How might RetailMeNot provide a personalized experience to generate the most relevant shopping deals based on explicit and implicit user feedback?
The experience leverages machine learning algorithms to highlight content that is contextual to shopper’s habits and inputs into the system. The application encourages users to evaluate their preferences and curates an experience on these preferences every time.
UX Designer, UX Researcher
John Cathey, Anna Hofmanova
Optimal Workshop, Usertesting.com, Sketch, Principle
When we set off to create a personalized experience we had a plethora of data points that we could pivot on to craft this experience, but no real data to know exactly what would provide the most value to shoppers. We evaluated the existing personas to find that personalization would help across all our personas. We focused our efforts then on pinning down our best efforts through generative research and an unconventional use of card sorting to help give a framework to prioritize.
The team undertook intentional exploration around personalization among competitors in the digital e-commerce space. We didn't want to assume that we could just copy and paste every personalized experience, and expect it to perform for our users. We looked at various methods, contexts, and tactics that were being used. And even expanded our scope to just general personalization efforts in different domains.
Top level findings included:
Personalization interactions fall into two main categories:
Competitors did not incorporate personalization experiences into their products.
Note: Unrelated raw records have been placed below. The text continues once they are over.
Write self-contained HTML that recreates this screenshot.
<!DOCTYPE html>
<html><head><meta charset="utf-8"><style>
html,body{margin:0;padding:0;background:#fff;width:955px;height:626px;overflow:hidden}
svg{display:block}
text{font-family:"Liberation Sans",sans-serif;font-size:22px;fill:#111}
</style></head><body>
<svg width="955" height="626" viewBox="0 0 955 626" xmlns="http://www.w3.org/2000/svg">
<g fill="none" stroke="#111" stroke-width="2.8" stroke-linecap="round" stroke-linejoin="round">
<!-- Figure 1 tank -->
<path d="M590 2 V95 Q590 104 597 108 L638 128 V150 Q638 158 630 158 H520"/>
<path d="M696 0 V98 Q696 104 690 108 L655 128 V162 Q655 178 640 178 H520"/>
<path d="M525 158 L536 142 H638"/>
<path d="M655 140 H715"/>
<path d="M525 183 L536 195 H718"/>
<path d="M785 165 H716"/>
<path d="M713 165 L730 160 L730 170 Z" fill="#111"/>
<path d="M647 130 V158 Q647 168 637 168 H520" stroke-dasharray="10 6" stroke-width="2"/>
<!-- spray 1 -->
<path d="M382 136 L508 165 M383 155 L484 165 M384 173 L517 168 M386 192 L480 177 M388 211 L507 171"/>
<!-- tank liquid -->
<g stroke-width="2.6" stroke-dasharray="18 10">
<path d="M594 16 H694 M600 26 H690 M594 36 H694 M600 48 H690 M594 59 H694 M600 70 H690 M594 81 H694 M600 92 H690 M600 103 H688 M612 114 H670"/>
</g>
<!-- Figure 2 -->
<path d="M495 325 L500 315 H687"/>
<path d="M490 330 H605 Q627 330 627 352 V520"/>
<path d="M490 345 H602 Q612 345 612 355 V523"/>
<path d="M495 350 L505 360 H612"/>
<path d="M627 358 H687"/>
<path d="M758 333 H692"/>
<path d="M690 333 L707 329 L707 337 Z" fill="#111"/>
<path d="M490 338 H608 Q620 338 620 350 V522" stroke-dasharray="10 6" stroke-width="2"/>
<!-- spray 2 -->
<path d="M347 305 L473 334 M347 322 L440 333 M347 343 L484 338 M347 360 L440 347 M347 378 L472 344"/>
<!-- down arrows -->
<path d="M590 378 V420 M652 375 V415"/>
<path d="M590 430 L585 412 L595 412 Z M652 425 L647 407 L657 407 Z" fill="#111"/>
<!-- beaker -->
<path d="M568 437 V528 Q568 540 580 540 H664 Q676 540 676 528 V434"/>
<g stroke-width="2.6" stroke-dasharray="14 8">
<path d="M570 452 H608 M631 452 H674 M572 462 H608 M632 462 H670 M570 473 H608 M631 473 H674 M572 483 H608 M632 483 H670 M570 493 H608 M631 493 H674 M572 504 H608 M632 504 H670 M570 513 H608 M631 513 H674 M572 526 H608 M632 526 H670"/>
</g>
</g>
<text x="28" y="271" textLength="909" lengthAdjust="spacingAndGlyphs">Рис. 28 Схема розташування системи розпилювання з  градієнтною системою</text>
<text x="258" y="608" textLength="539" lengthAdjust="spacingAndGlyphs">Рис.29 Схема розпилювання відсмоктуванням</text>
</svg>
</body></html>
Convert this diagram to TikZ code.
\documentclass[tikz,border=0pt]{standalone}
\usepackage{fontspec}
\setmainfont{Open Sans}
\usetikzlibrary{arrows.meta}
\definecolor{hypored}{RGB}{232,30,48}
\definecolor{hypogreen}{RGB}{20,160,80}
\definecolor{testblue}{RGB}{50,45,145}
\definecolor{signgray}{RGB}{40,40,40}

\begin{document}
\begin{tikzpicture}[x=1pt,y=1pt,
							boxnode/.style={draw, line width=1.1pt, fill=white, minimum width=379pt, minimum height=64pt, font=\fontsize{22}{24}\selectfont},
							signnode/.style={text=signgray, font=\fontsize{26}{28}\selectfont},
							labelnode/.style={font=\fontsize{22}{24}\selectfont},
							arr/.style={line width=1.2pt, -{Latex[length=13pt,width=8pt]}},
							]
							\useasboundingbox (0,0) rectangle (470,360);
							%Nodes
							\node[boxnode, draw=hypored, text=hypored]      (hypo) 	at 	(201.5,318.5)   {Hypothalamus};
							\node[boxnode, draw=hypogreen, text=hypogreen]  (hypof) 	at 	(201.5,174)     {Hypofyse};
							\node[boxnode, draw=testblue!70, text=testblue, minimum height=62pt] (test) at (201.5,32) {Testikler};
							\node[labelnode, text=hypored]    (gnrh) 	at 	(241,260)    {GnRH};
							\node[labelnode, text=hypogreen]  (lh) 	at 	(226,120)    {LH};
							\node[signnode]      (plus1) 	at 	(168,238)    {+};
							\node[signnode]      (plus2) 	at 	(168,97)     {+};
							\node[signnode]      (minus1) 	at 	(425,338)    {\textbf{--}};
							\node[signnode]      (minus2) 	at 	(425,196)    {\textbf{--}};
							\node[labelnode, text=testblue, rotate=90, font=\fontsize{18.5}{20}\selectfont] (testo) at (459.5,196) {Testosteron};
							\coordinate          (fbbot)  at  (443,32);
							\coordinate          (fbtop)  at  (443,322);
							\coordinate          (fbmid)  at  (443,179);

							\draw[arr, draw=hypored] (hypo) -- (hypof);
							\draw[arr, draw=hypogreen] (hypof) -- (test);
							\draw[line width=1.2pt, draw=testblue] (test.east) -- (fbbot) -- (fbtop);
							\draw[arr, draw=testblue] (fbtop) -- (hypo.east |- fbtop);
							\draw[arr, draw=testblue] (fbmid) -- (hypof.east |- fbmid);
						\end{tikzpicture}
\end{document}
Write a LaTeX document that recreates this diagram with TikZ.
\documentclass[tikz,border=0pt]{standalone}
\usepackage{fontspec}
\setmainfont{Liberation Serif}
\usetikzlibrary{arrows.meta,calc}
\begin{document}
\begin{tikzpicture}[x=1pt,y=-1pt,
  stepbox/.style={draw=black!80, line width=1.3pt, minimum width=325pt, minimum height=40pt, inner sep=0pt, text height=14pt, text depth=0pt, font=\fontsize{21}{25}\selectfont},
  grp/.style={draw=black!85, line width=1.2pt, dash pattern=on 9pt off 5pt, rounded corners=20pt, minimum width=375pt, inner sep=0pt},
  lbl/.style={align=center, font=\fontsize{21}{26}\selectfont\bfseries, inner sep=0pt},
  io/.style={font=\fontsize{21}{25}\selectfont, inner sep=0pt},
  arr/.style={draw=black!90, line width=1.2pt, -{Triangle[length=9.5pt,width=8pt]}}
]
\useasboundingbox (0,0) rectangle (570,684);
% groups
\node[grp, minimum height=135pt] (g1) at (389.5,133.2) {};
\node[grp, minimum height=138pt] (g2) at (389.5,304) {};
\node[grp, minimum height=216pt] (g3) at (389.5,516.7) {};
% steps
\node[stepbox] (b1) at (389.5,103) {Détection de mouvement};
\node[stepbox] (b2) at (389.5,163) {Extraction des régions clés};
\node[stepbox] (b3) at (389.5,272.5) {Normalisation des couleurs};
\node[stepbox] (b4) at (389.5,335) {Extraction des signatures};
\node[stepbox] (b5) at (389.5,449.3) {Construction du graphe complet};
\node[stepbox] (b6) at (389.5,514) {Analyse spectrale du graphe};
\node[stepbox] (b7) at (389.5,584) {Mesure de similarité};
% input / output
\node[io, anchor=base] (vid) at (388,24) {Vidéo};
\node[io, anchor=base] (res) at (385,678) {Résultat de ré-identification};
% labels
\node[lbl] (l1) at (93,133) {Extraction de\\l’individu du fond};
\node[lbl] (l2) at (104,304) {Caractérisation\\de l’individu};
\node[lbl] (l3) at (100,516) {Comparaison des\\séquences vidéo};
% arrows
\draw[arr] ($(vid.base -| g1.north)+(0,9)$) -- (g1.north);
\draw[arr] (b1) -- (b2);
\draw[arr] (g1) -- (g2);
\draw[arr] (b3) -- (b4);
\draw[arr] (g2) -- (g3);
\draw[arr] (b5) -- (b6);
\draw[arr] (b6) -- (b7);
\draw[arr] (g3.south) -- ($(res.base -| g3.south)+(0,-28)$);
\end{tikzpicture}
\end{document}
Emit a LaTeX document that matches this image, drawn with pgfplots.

The only main source of personalization was geo-location of the shopper to give deals nearby
Other domains provided more case studies of successful personalization efforts, such as Netflix’s “Because you watched” exhibits
This inspired our strategy into two approaches:
First being implicit feedback, which we internally referred to as a passive personalization experience
Second being explicit feedback, which was a proactive interactive experience from shoppers on our platform
We then knew that we needed to talk to shoppers who use deals online to understand their context better to align our solutions. So we conducted generative research to unpack their current behaviors, and codified the data in order to identify opportunities to personalize the experience. We were able to synthesize their narratives into user stories that helped define our journey:
In addition, we used the data to create an affinity map that helped identify 14 prospective variables that we could potentially influence to help craft the personalized experience
We had great data from shoppers, but we found ourselves not being able to prioritize where to go with this data. So we turned to utilizing card sorting in an unconventional way to have our customers tell us what was important. We gave them each of these variables on a card and asked them to sort it based on two parameters: 1) How important is this to having a personalized shopping experience? 2) How willing are you to share this information?
We broke it up into these two paradigms since our assumption was that we didn’t want to create an experience where we could not get the important information that shoppers were not willing to share with us. We then mapped the aggregated results on a matrix, and set out to start with the variables that were both high in importance and high in willing to share.
Aggregating all the information, the team decided that there would be two contexts to focus on for personalizing the experience. One would be the onboarding experience, where the explicit inputs would reside. And the other would be the home page where the passive or implicit personalization would occur. The two experiences being stitched together reflected the logic that personalization has to be woven throughout the entire experience. And furthermore, that once a user went through the onboarding experience, they would be able to validate their responses based on the content that the algorithm would generate for them on the home page.
We first set out to unpack the onboarding flow, while ensuring that the existing requirements for the business around the flow were retained. These included making sure that the notification settings for geo-location and push sustained in the experience. We then used the matrix from the card sort during research to craft a few wireframes based on the user flow that we determined through brainstorming several ideas together.
We then took the final concepts into crafting iconography and final UI utilizing the existing design guidelines of the brand. And finally stitching it into an interactive prototype to test with users in the Evaluation stage of the process.
The first iteration of the designs incorporated selection of categories and stores. But also maintaining the notification enablement prompts. The data sets were built out by engineering to ensure that the signals received from the onboarding experience would then be reflected on landing upon the homepage. We worked closely with the data science and engineering teams to craft a real set of data and content that would be reflected for the study. Utilizing this relevant content was crucial in validating the experience, so there were no shortcuts on this end.
We took these two experiences into a prototype to test and validated with users on the interactions, desirability, and validation against the user stories that we generated in research. We were keen to understand what the successes and pinpoints of the experience were. And even more so keen to understand if the selections they were explicitly inputting were generating the content they wanted. This qualitative information not only helped the front-end, but massively influenced the back-end algorithms that our data team iterated on both during and after the implementation of this experience.
Some key results we saw upon implementation included:
5% lift in successful sessions of utilizing an offer within the app
Retention increased by 5%
Reduced bounce rate on the mobile app homepage by 5% when personalized content is present
In order to communicate to the user that the selections of categories has implications on the stores that are presented, future designs animate the category selections onto the subsequent screen.
In this experience, the selections from previous screens retain on following screens through micro-interactions and content strategy to help give the experience that every selection matters. So that we can give the deals that matter.